Ryan Campbell is hopeful Ballinamallard United can return to competitive football before the end of the current season, despite the decision by the clubs to null and void the Championship campaign .

After a series of cancelled start dates for the season, the decision not to grant elite status to the second tier competition ultimately proved fatal, with a change of heart from the IFA coming too late as it coincided with the height of the current restrictions.

With Championship teams being inactive, an axe now hangs over the Irish Cup, with NIFL proposing a regional competition as an alternative way for clubs to get some match practice before kicking off the premier cup competition.

While many view the new competition as a poor second choice, ‘Rocket’ admits the squad are willing to consider all options if it means they can get back out onto Ferney Park.

“I think that is to suit themselves so that they can still try to run an Irish Cup, but most of the boys are happy enough to come back and play some sort of football,” he revealed.

“Harry asked us, as players, what we would like to do, and my opinion was that I wouldn’t mind playing some form of football just to get going again. If they are not going to make us elite though I don’t see the point, because there could still be a lot of stopping and starting with lockdowns.

“There is no point us playing the first round and not being classed as elite, and then maybe another lockdown and not being allowed to train.

“Then they expect us to walk into the next round and compete against the Premiership teams, and them going since August. That would not be fair on the Championship clubs. Harry reckons we could have some sort of news this week or next week on what they are proposing, and we can take it from there.”

The striker admits he was not surprised to see the league season cancelled, but he still struggles to see the logic behind the IFA decision not to start the season in tandem with the Premier League.

“Since Christmas we sort of knew that was going to be the outcome, but I don’t know why they waited so long to get us up and going,” he said.

“I think the way they treated the Championship clubs was a bit shambolic. I don’t know what they are thinking when they are having their meetings up there, but they could have had our league started no bother in September or October time when we were playing all those friendlies.

“We were playing the matches and we were allowed a crowd. We were already doing it anyway so I don’t see why they couldn’t have started the league.

“Then, I think when it got towards Christmas, they started to realise that they needed the Championship clubs for the Irish Cup, so I think that is why they were trying to push it a bit then.”

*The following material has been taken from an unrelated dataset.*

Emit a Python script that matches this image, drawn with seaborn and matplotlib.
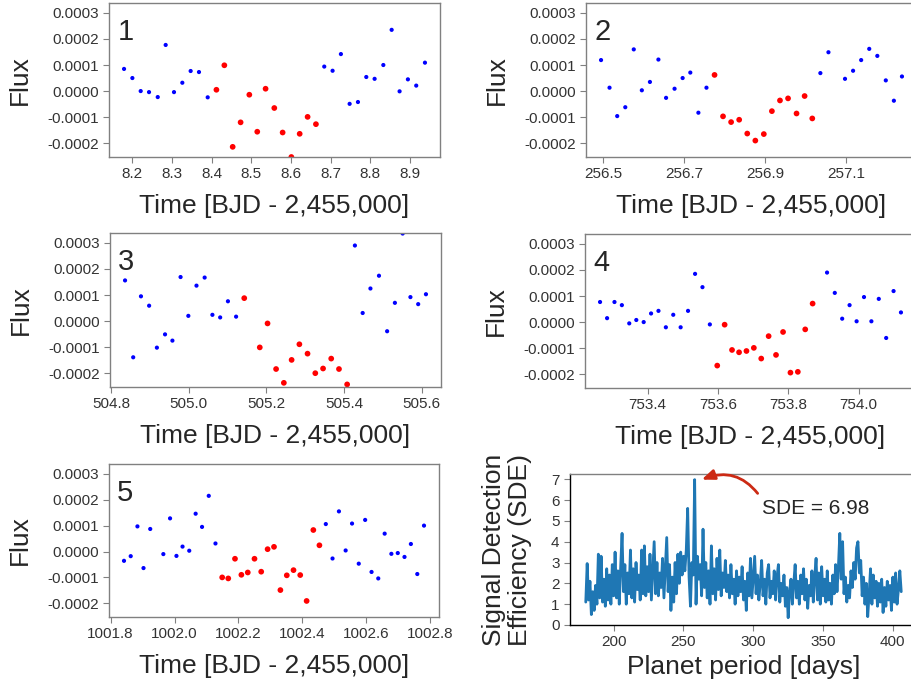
import numpy as np
import pandas as pd
import seaborn as sns
import matplotlib.pyplot as plt
from matplotlib.ticker import FormatStrFormatter, MultipleLocator

# flux values below are in units of 1e-4
FLUX_UNIT = 1e-4

# transit 1
time1 = [8.179, 8.200, 8.221, 8.242, 8.264, 8.284, 8.305, 8.326, 8.347, 8.368,
         8.390, 8.412, 8.432, 8.453, 8.473, 8.495, 8.515, 8.536, 8.558, 8.579,
         8.601, 8.622, 8.642, 8.663, 8.684, 8.705, 8.726, 8.748, 8.769, 8.790,
         8.811, 8.833, 8.854, 8.874, 8.895, 8.916, 8.938]
flux1 = [0.85, 0.50, 0.00, -0.04, -0.23, 1.77, -0.04, 0.32, 0.77, 0.73,
         -0.24, 0.05, 0.99, -2.14, -1.20, -0.14, -1.56, 0.09, -0.65, -1.59,
         -2.53, -1.64, -0.99, -1.27, 0.94, 0.78, 1.42, -0.49, -0.42, 0.54,
         0.47, 1.00, 2.35, -0.01, 0.45, 0.21, 1.09]
window1 = (8.400, 8.670)
ticks1 = [8.2, 8.3, 8.4, 8.5, 8.6, 8.7, 8.8, 8.9]

# transit 2
time2 = [256.494, 256.515, 256.534, 256.554, 256.575, 256.595, 256.615, 256.636,
         256.655, 256.676, 256.696, 256.715, 256.735, 256.755, 256.775, 256.796,
         256.816, 256.836, 256.856, 256.876, 256.897, 256.917, 256.937, 256.957,
         256.978, 256.998, 257.017, 257.037, 257.057, 257.098, 257.118, 257.138,
         257.158, 257.178, 257.199, 257.219, 257.239]
flux2 = [1.19, 0.13, -0.96, -0.62, 1.60, 0.03, 0.35, 1.21, -0.26, 0.09,
         0.50, 0.71, -0.83, 0.13, 0.62, -0.97, -1.19, -1.10, -1.63, -1.90,
         -1.65, -0.77, -0.36, -0.28, -0.86, -0.19, -1.05, 0.69, 1.49, 0.47,
         0.78, 1.19, 1.62, 1.35, 0.41, -0.37, 0.56]
window2 = (256.765, 257.027)
ticks2 = [256.5, 256.7, 256.9, 257.1]

# transit 3
time3 = [504.836, 504.857, 504.877, 504.898, 504.918, 504.939, 504.958, 504.979,
         504.999, 505.020, 505.041, 505.061, 505.081, 505.101, 505.122, 505.143,
         505.183, 505.203, 505.225, 505.245, 505.265, 505.285, 505.306, 505.326,
         505.346, 505.367, 505.387, 505.408, 505.428, 505.448, 505.468, 505.490,
         505.511, 505.531, 505.551, 505.571, 505.591, 505.611]
flux3 = [1.56, -1.39, 0.95, 0.59, -1.02, -0.51, -0.75, 1.69, 0.20, 1.36,
         1.67, 0.24, 0.14, 0.76, 0.17, 0.88, -1.01, -0.09, -1.84, -2.37,
         -1.49, -0.89, -1.25, -2.00, -1.82, -1.44, -1.84, -2.43, 2.90, 0.31,
         1.25, 1.74, -0.39, 0.70, 3.36, 0.92, 0.65, 1.03]
window3 = (505.132, 505.418)
ticks3 = [504.8, 505.0, 505.2, 505.4, 505.6]

# transit 4
time4 = [753.265, 753.285, 753.306, 753.327, 753.348, 753.368, 753.389, 753.410,
         753.431, 753.452, 753.473, 753.494, 753.515, 753.535, 753.556, 753.577,
         753.598, 753.619, 753.640, 753.660, 753.681, 753.702, 753.723, 753.744,
         753.765, 753.785, 753.806, 753.827, 753.848, 753.869, 753.910, 753.932,
         753.953, 753.974, 753.994, 754.015, 754.036, 754.057, 754.078, 754.099,
         754.120]
flux4 = [0.77, 0.15, 0.77, 0.65, -0.05, 0.08, 0.00, 0.33, 0.43, -0.20,
         0.28, -0.20, 0.43, 1.85, 1.34, -0.09, -1.67, -0.10, -1.07, -1.16,
         -1.11, -0.99, -1.40, -0.54, -1.26, -0.38, -1.94, -1.91, -0.28, 0.71,
         1.90, 1.12, 0.13, 0.65, 0.03, 0.96, 0.03, 0.89, -0.61, 1.19, 0.37]
window4 = (753.588, 753.880)
ticks4 = [753.4, 753.6, 753.8, 754.0]

# transit 5
time5 = [1001.842, 1001.863, 1001.884, 1001.903, 1001.924, 1001.965, 1001.986,
         1002.006, 1002.025, 1002.046, 1002.066, 1002.086, 1002.107, 1002.128,
         1002.149, 1002.168, 1002.189, 1002.209, 1002.229, 1002.250, 1002.271,
         1002.291, 1002.311, 1002.331, 1002.351, 1002.372, 1002.393, 1002.413,
         1002.434, 1002.453, 1002.473, 1002.494, 1002.514, 1002.535, 1002.555,
         1002.576, 1002.596, 1002.616, 1002.637, 1002.657, 1002.678, 1002.698,
         1002.719, 1002.739, 1002.759, 1002.780]
flux5 = [-0.36, -0.18, 0.97, -0.64, 0.87, -0.10, 1.28, -0.17, 0.19, 0.03,
         1.46, 0.95, 2.15, 0.31, -1.00, -1.04, -0.28, -0.90, -0.81, -0.28,
         -0.78, 0.09, 0.18, -1.49, -0.92, -0.72, -0.91, -1.91, 0.83, 0.24,
         1.06, -0.27, 1.55, 0.04, 1.08, -0.47, 1.22, -0.79, -1.04, 0.69,
         -0.09, -0.06, -0.21, 0.29, -0.87, 1.00]
window5 = (1002.138, 1002.463)
ticks5 = [1001.8, 1002.0, 1002.2, 1002.4, 1002.6, 1002.8]

flux_ticks = [-0.0002, -0.0001, 0.0, 0.0001, 0.0002, 0.0003]

# periodogram
periods = [180, 181, 182, 183, 184, 185, 186, 187, 188, 189,
           190, 191, 192, 193, 194, 195, 196, 197, 198, 199,
           200, 201, 202, 203, 204, 205, 206, 207, 208, 209,
           210, 211, 212, 213, 214, 215, 216, 217, 218, 219,
           220, 221, 222, 223, 224, 225, 226, 227, 228, 229,
           230, 231, 232, 233, 234, 235, 236, 237, 238, 239,
           240, 241, 242, 243, 244, 245, 246, 247, 248, 249,
           250, 251, 252, 253, 254, 255, 256, 257, 258, 259,
           260, 261, 262, 263, 264, 265, 266, 267, 268, 269,
           270, 271, 272, 273, 274, 275, 276, 277, 278, 279,
           280, 281, 282, 283, 284, 285, 286, 287, 288, 289,
           290, 291, 292, 293, 294, 295, 296, 297, 298, 299,
           300, 301, 302, 303, 304, 305, 306, 307, 308, 309,
           310, 311, 312, 313, 314, 315, 316, 317, 318, 319,
           320, 321, 322, 323, 324, 325, 326, 327, 328, 329,
           330, 331, 332, 333, 334, 335, 336, 337, 338, 339,
           340, 341, 342, 343, 344, 345, 346, 347, 348, 349,
           350, 351, 352, 353, 354, 355, 356, 357, 358, 359,
           360, 361, 362, 363, 364, 365, 366, 367, 368, 369,
           370, 371, 372, 373, 374, 375, 376, 377, 378, 379,
           380, 381, 382, 383, 384, 385, 386, 387, 388, 389,
           390, 391, 392, 393, 394, 395, 396, 397, 398, 399,
           400, 401, 402, 403, 404, 405, 406]
sde = [1.1, 2.95, 1.2, 2.1, 0.5, 1.6, 0.7, 1.9, 1.0, 3.4,
       1.3, 3.3, 1.1, 2.2, 0.9, 2.7, 1.2, 2.4, 1.0, 2.9,
       1.4, 3.5, 1.3, 2.6, 1.0, 2.8, 4.4, 1.6, 2.9, 1.0,
       2.5, 1.5, 3.6, 1.3, 2.7, 1.1, 3.0, 1.7, 2.4, 1.2,
       3.6, 1.5, 3.8, 1.4, 2.8, 1.6, 3.4, 1.2, 2.6, 4.0,
       1.5, 3.0, 1.4, 2.5, 1.8, 3.2, 1.3, 2.7, 4.2, 1.6,
       2.9, 0.7, 2.3, 1.1, 3.0, 1.5, 3.4, 2.0, 3.5, 2.4,
       3.3, 2.6, 3.6, 5.6, 2.3, 0.9, 3.0, 2.4, 6.98, 1.0,
       3.3, 2.2, 2.9, 1.4, 4.6, 1.8, 3.0, 1.3, 2.6, 1.0,
       3.8, 1.5, 2.7, 1.2, 3.2, 1.7, 3.6, 1.4, 2.5, 1.8,
       3.1, 1.6, 2.4, 1.3, 2.9, 1.5, 2.2, 1.0, 2.6, 1.4,
       2.3, 1.6, 2.8, 1.2, 2.1, 0.7, 2.5, 1.4, 3.2, 1.3,
       2.3, 3.3, 1.5, 2.4, 1.2, 2.0, 3.1, 1.4, 2.2, 1.0,
       2.5, 2.9, 1.3, 2.1, 1.5, 2.6, 1.2, 2.3, 2.9, 1.1,
       2.0, 1.4, 2.4, 0.9, 1.8, 0.35, 1.6, 2.2, 1.0, 2.0,
       2.9, 1.3, 2.1, 1.0, 2.4, 1.5, 2.7, 1.2, 2.2, 0.8,
       1.9, 1.4, 2.6, 1.1, 2.3, 3.2, 1.2, 2.5, 1.0, 2.8,
       1.4, 2.2, 1.1, 2.6, 1.2, 2.0, 1.0, 2.4, 1.5, 2.9,
       1.6, 2.8, 4.4, 2.2, 4.0, 1.5, 2.3, 1.1, 1.9, 1.3,
       2.6, 1.8, 3.0, 2.2, 3.7, 4.0, 2.5, 3.1, 1.4, 2.3,
       1.0, 2.0, 0.4, 1.5, 2.7, 1.0, 2.4, 1.3, 2.1, 0.9,
       2.0, 1.1, 2.2, 0.6, 1.8, 0.9, 2.1, 1.2, 1.9, 0.7,
       2.3, 1.1, 2.5, 1.0, 1.7, 2.6, 1.6]
best_sde = 6.98
sde_ticks = [0, 1, 2, 3, 4, 5, 6, 7]
period_ticks = [200, 250, 300, 350, 400]

FS_LABEL = 19
FS_TICK = 11
GREY = '#808080'


def style_axes(ax):
    for s in ax.spines.values():
        s.set_color(GREY)
        s.set_linewidth(1.0)
    ax.tick_params(labelsize=FS_TICK, labelcolor='#333333', color=GREY,
                   length=4, width=0.8, direction='out')


def draw_transit(ax, times, flux, window, num, xticks):
    df = pd.DataFrame({'time': times, 'flux': np.array(flux) * FLUX_UNIT})
    inside = (df['time'] > window[0]) & (df['time'] < window[1])
    df['part'] = np.where(inside, 'in', 'out')
    sns.scatterplot(data=df, x='time', y='flux', hue='part', size='part',
                    palette={'out': '#0000ff', 'in': '#ff0000'},
                    sizes={'out': 9, 'in': 17}, linewidth=0, legend=False, ax=ax)
    ax.set_ylim(-0.000253, 0.000338)
    ax.set_yticks(flux_ticks)
    ax.yaxis.set_major_formatter(FormatStrFormatter('%.4f'))
    ax.set_xticks(xticks)
    ax.xaxis.set_major_formatter(FormatStrFormatter('%.1f'))
    ax.set_xlabel('Time [BJD - 2,455,000]', fontsize=FS_LABEL, labelpad=9)
    ax.set_ylabel('Flux', fontsize=FS_LABEL, labelpad=11)
    ax.text(0.025, 0.905, str(num), transform=ax.transAxes, fontsize=21,
            va='top', ha='left')
    style_axes(ax)


sns.set_style("ticks")
plt.rcParams['font.family'] = ['Liberation Sans', 'DejaVu Sans']
plt.rcParams['axes.unicode_minus'] = False

fig = plt.figure(figsize=(9.11, 6.86), dpi=100)
W = 911.0
H = 686.0


def px_axes(left, top, right, bottom):
    return fig.add_axes([left / W, 1 - bottom / H, (right - left) / W, (bottom - top) / H])


ax1 = px_axes(109, 3, 440, 157)
ax2 = px_axes(586, 3, 917, 157)
ax3 = px_axes(110, 233, 441, 387)
ax4 = px_axes(585, 234, 916, 388)
ax5 = px_axes(109, 464, 439, 617)
ax6 = px_axes(570, 474, 917, 625)

draw_transit(ax1, time1, flux1, window1, 1, ticks1)
draw_transit(ax2, time2, flux2, window2, 2, ticks2)
draw_transit(ax3, time3, flux3, window3, 3, ticks3)
draw_transit(ax4, time4, flux4, window4, 4, ticks4)
draw_transit(ax5, time5, flux5, window5, 5, ticks5)

# SDE periodogram
pdf = pd.DataFrame({'period': periods, 'sde': sde})
sns.lineplot(data=pdf, x='period', y='sde', color='#1f77b4', linewidth=2, ax=ax6)
ax6.set_ylim(0, 7.25)
ax6.set_yticks(sde_ticks)
ax6.set_xticks(period_ticks)
ax6.set_xlabel('Planet period [days]', fontsize=FS_LABEL, labelpad=4)
ax6.set_ylabel('Signal Detection\nEfficiency (SDE)', fontsize=FS_LABEL,
               labelpad=14, linespacing=1.1)
style_axes(ax6)
ax6.spines['left'].set_color('black')
ax6.spines['bottom'].set_color('black')
peak = pdf.loc[pdf['sde'].idxmax()]
ax6.annotate('SDE = %.2f' % best_sde, xy=(peak['period'] + 5, peak['sde']),
             xytext=(306, 5.6), fontsize=15, va='center', ha='left',
             arrowprops=dict(arrowstyle='-|>,head_length=0.5,head_width=0.2',
                             color='#cc2a14', lw=2, relpos=(0, 1),
                             shrinkA=2, shrinkB=0,
                             connectionstyle='arc3,rad=0.4'))

fig.savefig('out.png', dpi=100)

The stop-start nature of the schedule has been a tough time for players and Ryan admits it was difficult to maintain motivation with little prospect of competitive football.

“It is frustrating the way we were training and training and then you were getting shot down,” he said.

“Then we were back at training hoping for another date, and then you were shot down again.

“It was disheartening and you could see it in a few of the boys at training when it was getting near the end.

“You were training for nearly 20 weeks and you could see they were sick of it. When you have nothing to aim for you were training just to keep yourself ticking over, but it was hard to keep motivated when you had no finish line to look forward to,” said the Mallards striker.

The 39 year old spearheaded Ballinamallard’s attack last season, with his goalscoring prowess earning him a nomination for the Championship player of the season.

Despite his efforts, however, the decision to shut down the season left his efforts in vain.

During the season he admits he had considered making the 2019/20 his final year, but subsequent events have made him more determined than ever to go out on a high note and help the Mallards back into the Premier League.

“I was contemplating whether to push again or not, but I don’t want to finish in those circumstances, and that is why I told Harry that I will definitely go back next season and give it a push again and see how I feel,” he revealed.

“It happened at a bad time for me at my age because I was probably having one of the best seasons I have ever had in the Championship and then it was cancelled.

“Over Christmas I took a break, but over the last few weeks I have got in touch with Brian, our strength and fitness coach, and he has given me a programme, so I have started it to get me up and going before we go back to the running.

“There is only so much you can do at the house, but some of the stuff he has given me is very good, so if I can stick to that it should keep me ticking over. I will get a good pre-season and see how I feel and then I will make a decision, but at the minute I don’t want to step down or retire with the way things have ended, especially given how well the club was going and the chances we were creating.

“I think I would be happy to push again and hopefully in my last year get the club up to the Premiership again. If that happened, then I could walk away content knowing that they have finally done it and got them back.”